*EXERCISE REQUIREMENTS*.
Extract only the lines running from the top of the entries to the line that holds "inner sep=0pt] (pre)". Include that line and omit the pictures.

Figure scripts
+ + + + + + +

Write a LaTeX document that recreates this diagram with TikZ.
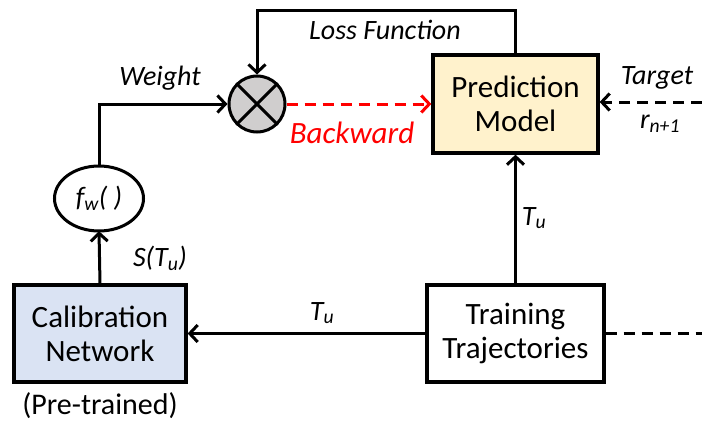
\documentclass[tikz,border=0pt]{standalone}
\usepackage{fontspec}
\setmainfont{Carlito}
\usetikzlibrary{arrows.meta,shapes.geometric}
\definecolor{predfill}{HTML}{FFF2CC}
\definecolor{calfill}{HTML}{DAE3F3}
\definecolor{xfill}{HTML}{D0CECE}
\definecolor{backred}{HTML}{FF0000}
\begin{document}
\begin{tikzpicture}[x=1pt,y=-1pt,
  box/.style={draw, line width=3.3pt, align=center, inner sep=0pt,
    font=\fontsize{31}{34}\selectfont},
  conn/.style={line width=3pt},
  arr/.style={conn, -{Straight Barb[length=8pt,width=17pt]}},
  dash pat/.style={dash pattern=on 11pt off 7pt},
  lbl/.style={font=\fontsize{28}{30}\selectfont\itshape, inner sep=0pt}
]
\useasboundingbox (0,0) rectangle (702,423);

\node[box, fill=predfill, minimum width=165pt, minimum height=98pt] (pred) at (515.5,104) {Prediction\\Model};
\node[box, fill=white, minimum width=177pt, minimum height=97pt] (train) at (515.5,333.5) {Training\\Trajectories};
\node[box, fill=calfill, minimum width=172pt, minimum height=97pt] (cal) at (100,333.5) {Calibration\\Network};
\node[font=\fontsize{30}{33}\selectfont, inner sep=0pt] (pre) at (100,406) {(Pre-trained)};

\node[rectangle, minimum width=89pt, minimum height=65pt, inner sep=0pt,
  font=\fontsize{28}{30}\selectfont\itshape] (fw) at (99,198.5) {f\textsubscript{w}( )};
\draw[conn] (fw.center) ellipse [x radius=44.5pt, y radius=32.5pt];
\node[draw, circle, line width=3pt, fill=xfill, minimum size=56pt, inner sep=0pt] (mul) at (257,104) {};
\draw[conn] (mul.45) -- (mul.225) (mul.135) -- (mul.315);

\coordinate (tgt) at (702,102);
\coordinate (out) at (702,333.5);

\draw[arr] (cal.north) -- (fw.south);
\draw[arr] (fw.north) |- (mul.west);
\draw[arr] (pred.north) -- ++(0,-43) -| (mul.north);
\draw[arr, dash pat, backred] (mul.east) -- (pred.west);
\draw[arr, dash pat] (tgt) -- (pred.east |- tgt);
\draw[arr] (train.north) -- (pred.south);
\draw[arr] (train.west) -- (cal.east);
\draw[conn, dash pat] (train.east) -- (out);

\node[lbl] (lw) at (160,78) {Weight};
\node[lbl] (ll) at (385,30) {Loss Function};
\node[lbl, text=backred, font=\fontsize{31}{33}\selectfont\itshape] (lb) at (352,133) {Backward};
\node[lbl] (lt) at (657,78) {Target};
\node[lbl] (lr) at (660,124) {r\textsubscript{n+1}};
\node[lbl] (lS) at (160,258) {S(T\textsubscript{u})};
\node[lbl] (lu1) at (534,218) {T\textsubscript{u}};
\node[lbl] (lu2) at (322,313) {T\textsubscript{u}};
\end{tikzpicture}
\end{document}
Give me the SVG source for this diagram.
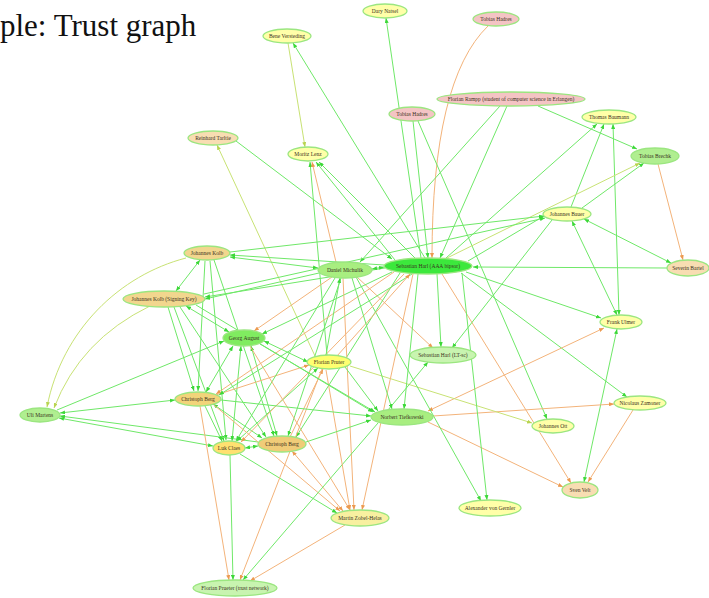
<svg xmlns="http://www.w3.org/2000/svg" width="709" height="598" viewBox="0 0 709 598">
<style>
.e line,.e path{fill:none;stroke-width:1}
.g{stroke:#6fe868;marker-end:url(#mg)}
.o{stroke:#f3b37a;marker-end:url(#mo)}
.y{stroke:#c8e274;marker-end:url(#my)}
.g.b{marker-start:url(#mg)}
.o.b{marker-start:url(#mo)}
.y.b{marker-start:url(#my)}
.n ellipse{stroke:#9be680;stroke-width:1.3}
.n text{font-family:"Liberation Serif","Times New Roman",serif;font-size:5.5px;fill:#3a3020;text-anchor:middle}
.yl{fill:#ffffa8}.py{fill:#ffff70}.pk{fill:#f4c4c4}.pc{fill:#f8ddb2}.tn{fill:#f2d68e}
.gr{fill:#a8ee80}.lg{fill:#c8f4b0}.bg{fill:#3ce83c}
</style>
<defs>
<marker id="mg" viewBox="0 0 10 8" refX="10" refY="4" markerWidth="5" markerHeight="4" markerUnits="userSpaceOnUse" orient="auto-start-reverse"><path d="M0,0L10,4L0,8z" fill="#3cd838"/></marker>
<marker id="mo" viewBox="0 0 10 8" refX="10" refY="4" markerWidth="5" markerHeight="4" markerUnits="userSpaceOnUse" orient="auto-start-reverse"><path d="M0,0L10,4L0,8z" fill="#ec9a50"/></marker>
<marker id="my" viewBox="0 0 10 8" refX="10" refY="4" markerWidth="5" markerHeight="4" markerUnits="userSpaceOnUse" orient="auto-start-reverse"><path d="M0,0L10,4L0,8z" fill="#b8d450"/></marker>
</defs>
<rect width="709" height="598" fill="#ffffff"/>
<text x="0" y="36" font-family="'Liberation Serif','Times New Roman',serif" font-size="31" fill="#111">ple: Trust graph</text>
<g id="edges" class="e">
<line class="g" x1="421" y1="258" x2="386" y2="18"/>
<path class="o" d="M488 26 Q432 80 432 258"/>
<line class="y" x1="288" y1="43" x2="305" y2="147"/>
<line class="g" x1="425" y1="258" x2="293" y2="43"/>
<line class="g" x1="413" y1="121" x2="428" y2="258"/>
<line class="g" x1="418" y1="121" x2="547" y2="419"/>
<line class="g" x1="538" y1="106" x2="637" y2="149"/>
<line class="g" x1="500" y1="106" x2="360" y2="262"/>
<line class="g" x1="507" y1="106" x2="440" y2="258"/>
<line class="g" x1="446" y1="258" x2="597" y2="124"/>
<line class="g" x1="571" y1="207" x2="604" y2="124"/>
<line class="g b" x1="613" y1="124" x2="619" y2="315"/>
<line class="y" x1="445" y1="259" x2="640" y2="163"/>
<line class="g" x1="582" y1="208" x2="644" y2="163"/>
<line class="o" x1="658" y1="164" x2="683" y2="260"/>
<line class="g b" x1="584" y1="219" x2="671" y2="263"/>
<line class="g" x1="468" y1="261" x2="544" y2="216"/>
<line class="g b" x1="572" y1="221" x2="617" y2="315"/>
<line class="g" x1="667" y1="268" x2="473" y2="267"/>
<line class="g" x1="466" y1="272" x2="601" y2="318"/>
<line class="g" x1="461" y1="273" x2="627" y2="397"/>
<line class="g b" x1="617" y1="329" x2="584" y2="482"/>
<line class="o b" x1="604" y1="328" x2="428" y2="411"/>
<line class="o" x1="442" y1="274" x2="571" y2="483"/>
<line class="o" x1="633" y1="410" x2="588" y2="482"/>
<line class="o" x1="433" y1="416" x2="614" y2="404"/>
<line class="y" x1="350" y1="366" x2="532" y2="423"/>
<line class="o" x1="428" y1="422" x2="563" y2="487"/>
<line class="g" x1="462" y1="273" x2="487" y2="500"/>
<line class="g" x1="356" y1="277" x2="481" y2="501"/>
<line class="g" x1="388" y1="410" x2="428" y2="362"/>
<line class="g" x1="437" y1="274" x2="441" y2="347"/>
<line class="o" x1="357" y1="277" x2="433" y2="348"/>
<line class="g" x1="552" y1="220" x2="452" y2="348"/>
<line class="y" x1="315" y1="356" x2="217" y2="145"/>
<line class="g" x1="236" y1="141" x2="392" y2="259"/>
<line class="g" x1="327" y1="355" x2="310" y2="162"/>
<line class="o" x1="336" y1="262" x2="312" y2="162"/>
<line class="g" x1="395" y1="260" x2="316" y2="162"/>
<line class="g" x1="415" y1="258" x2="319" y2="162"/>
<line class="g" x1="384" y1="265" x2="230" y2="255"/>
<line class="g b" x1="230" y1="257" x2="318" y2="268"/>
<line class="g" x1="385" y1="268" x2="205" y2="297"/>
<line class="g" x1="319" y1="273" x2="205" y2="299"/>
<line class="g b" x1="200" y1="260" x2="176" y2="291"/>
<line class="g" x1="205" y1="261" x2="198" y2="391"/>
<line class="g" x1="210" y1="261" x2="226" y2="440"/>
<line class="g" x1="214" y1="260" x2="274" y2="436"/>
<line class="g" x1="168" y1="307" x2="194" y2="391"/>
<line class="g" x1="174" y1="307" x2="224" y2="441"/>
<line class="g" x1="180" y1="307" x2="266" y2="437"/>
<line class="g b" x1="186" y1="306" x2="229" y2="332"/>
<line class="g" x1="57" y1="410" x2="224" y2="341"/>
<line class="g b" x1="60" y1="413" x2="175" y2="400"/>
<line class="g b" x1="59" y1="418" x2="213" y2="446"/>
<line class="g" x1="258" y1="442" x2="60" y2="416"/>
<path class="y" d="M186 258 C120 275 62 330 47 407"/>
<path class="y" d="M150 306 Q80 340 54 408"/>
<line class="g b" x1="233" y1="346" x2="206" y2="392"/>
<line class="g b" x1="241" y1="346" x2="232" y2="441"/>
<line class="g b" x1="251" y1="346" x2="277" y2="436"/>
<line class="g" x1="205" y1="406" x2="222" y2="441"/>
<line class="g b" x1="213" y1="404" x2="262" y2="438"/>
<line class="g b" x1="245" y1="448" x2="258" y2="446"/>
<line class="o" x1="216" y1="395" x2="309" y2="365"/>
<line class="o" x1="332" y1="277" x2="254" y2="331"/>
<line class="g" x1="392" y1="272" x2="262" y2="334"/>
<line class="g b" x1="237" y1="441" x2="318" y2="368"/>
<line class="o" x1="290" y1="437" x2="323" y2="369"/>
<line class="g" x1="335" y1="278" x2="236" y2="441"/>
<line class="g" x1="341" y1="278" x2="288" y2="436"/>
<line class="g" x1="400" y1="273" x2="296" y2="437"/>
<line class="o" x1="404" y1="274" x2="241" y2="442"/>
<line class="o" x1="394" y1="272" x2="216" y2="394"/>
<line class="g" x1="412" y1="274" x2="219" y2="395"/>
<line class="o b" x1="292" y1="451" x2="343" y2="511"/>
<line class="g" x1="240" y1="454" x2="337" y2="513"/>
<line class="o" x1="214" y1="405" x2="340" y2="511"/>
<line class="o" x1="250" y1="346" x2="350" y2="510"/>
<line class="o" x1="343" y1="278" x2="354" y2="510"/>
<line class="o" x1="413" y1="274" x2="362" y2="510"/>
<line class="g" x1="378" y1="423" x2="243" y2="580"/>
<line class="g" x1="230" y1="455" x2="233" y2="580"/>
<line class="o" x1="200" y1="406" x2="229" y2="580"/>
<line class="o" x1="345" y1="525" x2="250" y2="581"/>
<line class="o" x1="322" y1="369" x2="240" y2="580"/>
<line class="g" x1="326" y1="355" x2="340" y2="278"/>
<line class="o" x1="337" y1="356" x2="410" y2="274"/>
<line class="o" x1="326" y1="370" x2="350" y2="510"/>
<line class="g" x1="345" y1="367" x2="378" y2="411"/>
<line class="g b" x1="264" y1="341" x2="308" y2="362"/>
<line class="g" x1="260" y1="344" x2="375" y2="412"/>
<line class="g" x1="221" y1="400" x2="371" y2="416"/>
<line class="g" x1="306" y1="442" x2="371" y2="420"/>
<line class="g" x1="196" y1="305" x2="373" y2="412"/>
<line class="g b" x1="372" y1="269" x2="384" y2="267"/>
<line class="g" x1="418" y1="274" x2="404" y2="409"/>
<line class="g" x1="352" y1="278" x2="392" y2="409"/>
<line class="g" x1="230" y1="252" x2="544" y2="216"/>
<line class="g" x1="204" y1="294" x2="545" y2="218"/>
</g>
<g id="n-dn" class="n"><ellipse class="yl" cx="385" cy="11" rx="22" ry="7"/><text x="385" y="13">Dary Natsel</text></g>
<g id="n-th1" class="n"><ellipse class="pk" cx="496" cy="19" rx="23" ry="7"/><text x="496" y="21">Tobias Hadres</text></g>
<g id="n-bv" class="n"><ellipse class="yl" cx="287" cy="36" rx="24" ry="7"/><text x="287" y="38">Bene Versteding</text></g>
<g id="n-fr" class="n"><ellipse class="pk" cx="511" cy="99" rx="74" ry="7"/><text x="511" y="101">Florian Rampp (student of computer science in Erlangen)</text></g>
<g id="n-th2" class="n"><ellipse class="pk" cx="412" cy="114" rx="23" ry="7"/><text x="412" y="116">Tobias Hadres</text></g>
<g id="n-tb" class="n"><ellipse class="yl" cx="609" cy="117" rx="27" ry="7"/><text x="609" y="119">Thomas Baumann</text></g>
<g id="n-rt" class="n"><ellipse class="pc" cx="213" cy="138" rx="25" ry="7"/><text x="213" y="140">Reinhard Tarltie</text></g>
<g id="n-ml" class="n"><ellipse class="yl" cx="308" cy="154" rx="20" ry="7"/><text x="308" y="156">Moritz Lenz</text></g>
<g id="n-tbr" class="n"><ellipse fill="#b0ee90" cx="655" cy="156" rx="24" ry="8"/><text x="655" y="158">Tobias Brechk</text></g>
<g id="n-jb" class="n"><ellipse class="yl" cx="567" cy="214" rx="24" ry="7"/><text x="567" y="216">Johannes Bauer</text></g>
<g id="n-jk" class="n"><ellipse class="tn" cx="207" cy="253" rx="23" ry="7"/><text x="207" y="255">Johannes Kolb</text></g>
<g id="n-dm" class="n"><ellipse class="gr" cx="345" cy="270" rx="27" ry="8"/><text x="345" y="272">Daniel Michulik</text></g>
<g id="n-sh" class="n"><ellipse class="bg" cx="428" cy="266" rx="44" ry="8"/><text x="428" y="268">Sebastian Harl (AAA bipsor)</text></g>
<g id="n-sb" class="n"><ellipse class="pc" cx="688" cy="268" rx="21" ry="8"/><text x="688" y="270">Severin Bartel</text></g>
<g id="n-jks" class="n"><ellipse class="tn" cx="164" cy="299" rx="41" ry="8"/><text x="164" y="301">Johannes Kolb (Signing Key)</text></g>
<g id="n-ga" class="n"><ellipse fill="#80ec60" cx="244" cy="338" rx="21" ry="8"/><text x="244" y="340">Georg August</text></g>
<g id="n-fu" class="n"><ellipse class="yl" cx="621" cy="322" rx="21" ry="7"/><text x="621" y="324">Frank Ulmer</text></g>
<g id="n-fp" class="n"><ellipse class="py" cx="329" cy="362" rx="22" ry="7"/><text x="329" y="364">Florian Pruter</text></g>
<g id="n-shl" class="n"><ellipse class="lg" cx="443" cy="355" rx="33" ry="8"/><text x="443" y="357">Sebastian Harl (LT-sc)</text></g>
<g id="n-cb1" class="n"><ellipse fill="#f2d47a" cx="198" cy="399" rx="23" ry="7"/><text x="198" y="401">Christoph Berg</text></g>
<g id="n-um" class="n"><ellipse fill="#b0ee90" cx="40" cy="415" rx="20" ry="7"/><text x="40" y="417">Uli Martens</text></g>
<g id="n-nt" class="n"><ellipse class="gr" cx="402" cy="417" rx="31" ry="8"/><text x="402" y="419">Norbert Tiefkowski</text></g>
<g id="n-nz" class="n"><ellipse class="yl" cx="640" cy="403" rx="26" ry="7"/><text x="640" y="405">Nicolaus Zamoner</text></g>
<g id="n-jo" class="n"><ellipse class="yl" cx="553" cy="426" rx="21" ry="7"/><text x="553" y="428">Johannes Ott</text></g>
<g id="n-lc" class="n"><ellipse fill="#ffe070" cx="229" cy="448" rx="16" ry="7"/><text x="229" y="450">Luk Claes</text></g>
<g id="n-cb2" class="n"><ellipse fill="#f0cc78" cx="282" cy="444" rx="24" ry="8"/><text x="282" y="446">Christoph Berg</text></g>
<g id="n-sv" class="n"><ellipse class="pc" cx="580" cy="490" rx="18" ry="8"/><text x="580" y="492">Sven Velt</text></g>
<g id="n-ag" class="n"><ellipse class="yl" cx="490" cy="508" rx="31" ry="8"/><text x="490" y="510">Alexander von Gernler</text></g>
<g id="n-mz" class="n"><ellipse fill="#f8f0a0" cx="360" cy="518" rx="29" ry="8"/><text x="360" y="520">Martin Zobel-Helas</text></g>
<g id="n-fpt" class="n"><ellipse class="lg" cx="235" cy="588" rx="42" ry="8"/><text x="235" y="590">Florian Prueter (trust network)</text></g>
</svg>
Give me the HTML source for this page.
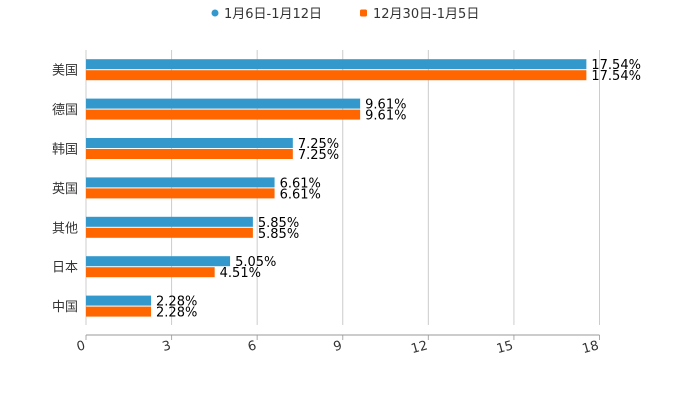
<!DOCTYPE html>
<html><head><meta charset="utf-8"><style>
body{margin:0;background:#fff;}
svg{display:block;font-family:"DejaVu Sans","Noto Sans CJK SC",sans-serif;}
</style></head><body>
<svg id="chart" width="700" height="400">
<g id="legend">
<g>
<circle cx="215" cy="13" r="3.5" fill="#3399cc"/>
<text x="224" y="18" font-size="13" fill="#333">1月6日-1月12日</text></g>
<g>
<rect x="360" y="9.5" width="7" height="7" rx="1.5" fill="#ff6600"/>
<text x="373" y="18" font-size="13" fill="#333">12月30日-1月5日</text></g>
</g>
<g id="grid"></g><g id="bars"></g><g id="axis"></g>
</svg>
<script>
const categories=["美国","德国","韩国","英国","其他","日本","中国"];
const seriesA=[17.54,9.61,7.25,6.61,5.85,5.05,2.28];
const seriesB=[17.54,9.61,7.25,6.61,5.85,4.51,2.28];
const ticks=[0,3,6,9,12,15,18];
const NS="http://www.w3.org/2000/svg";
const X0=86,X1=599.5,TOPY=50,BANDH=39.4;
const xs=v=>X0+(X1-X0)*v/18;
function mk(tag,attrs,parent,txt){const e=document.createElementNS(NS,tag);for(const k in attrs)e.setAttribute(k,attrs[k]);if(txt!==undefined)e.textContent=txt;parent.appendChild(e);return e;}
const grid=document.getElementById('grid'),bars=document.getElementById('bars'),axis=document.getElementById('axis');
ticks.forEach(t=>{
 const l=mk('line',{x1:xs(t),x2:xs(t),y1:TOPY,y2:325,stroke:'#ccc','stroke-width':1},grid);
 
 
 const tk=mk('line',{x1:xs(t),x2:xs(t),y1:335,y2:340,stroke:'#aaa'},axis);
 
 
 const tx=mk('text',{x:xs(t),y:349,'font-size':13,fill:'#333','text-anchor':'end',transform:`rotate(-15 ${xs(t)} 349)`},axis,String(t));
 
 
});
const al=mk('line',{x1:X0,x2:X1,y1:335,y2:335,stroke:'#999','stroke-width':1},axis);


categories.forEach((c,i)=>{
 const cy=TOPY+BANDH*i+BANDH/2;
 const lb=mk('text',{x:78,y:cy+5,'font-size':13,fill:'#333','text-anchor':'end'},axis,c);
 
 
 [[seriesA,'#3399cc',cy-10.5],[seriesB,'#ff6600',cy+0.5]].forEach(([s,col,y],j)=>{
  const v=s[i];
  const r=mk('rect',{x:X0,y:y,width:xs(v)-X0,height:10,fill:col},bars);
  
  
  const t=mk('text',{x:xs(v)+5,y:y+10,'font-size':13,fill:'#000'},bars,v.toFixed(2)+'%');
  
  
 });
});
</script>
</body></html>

+ + + + + + +

*FINISHED EXERCISE*.
Write a LaTeX document that recreates this diagram with TikZ.
\documentclass[tikz,border=0pt]{standalone}
\usepackage{fontspec}
\setmainfont{Carlito}
\usetikzlibrary{arrows.meta,shapes.geometric}
\definecolor{predfill}{HTML}{FFF2CC}
\definecolor{calfill}{HTML}{DAE3F3}
\definecolor{xfill}{HTML}{D0CECE}
\definecolor{backred}{HTML}{FF0000}
\begin{document}
\begin{tikzpicture}[x=1pt,y=-1pt,
  box/.style={draw, line width=3.3pt, align=center, inner sep=0pt,
    font=\fontsize{31}{34}\selectfont},
  conn/.style={line width=3pt},
  arr/.style={conn, -{Straight Barb[length=8pt,width=17pt]}},
  dash pat/.style={dash pattern=on 11pt off 7pt},
  lbl/.style={font=\fontsize{28}{30}\selectfont\itshape, inner sep=0pt}
]
\useasboundingbox (0,0) rectangle (702,423);

\node[box, fill=predfill, minimum width=165pt, minimum height=98pt] (pred) at (515.5,104) {Prediction\\Model};
\node[box, fill=white, minimum width=177pt, minimum height=97pt] (train) at (515.5,333.5) {Training\\Trajectories};
\node[box, fill=calfill, minimum width=172pt, minimum height=97pt] (cal) at (100,333.5) {Calibration\\Network};
\node[font=\fontsize{30}{33}\selectfont, inner sep=0pt] (pre) at (100,406) {(Pre-trained)};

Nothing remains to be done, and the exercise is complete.